Es wird also eng für die Damen und Herren in der Regierung. Damit die Erklärungen im nationalen Aktionsplan und im Cedaw-Bericht nicht end­gültig als wolkiges Gerede entpuppen, müsste die schwarz-rote Koalition spätestens jetzt den Bremsblock lösen, effektive Maßnahmen zur Bekämpfung bestehender Ungleichhei­ten vorsehen – und diese konsequent auswerten. Zu tun gibt es reichlich: Noch immer erhalten Frauen für die gleiche Arbeit zwischen 15 und 20 Prozent weniger Lohn als ihre männlichen Kollegen. Das Lissabon-Ziel, bis 2010 die Frauenerwerbsquote in Luxemburg auf 60 Prozent anzuheben, liegt in weiter Ferne, in den Führungsetagen bleiben Mànner weitegehend unter sich. Das Ehegattensplitting ist nicht abgeschafft, die Betreuungsmöglichkeiten reichen nach wie vor nicht. Die lange Mängelliste nahmen Déi Gréng am Donnerstag zum Anlass, der Regierung mächtig ins Gewissen zu reden. 

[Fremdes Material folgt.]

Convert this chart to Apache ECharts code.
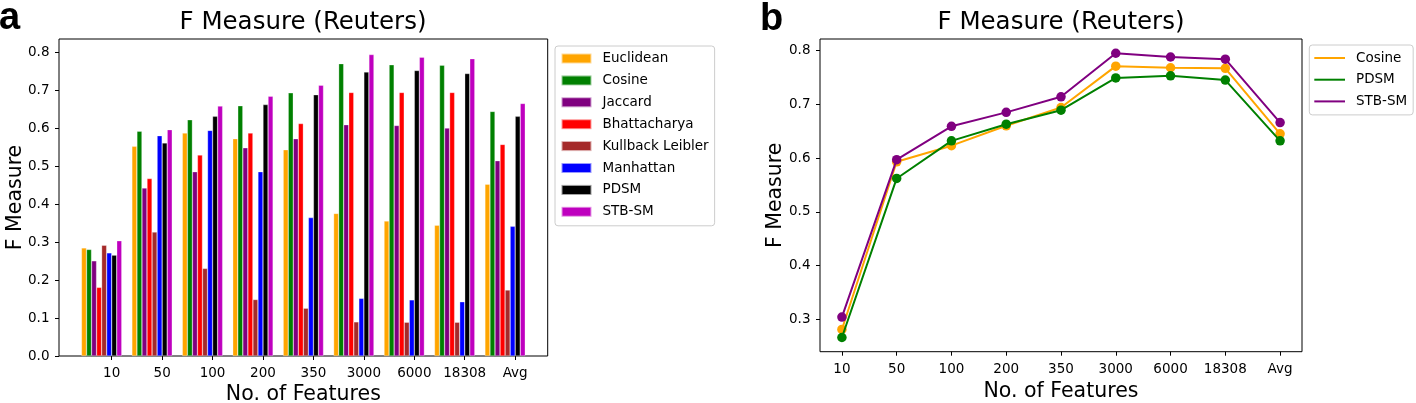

Diese zieht es jedoch offenbar vor, am eingeschlagenen konservativen Kurs festzuhalten, und verpasst damit eine weitere Gelegenheit für gesellschaftlichen Fortschritt und Geschlechterdemokratie. Denn eines zeigen die Initiativen auf kommunaler Ebene ganz deutlich: Gleichstellungspolitik geschieht in Luxemburg bisher besser und effizienter unter anderen politischen Konstellationen. Die meisten Fortbildungen im Gender-Mainstreaming wurden von Gemeindekommissionen im sozialistisch dominierten Süden angefragt. Die wirksamsten Gleichstellungsdienste verantworten bislang rot-grüne und blau-grüne Koalitionen mit Frauen an der Spitze. Vier Jahre nach der Einführung des Gleichheitsgrundsatzes in die Verfassung bekommen emanzipierte Frauen und Männer außer rote Rosen und ein bisschen Alibi-Aufmerksamkeit zum internationalen Frauentag noch immer nichts geschenkt.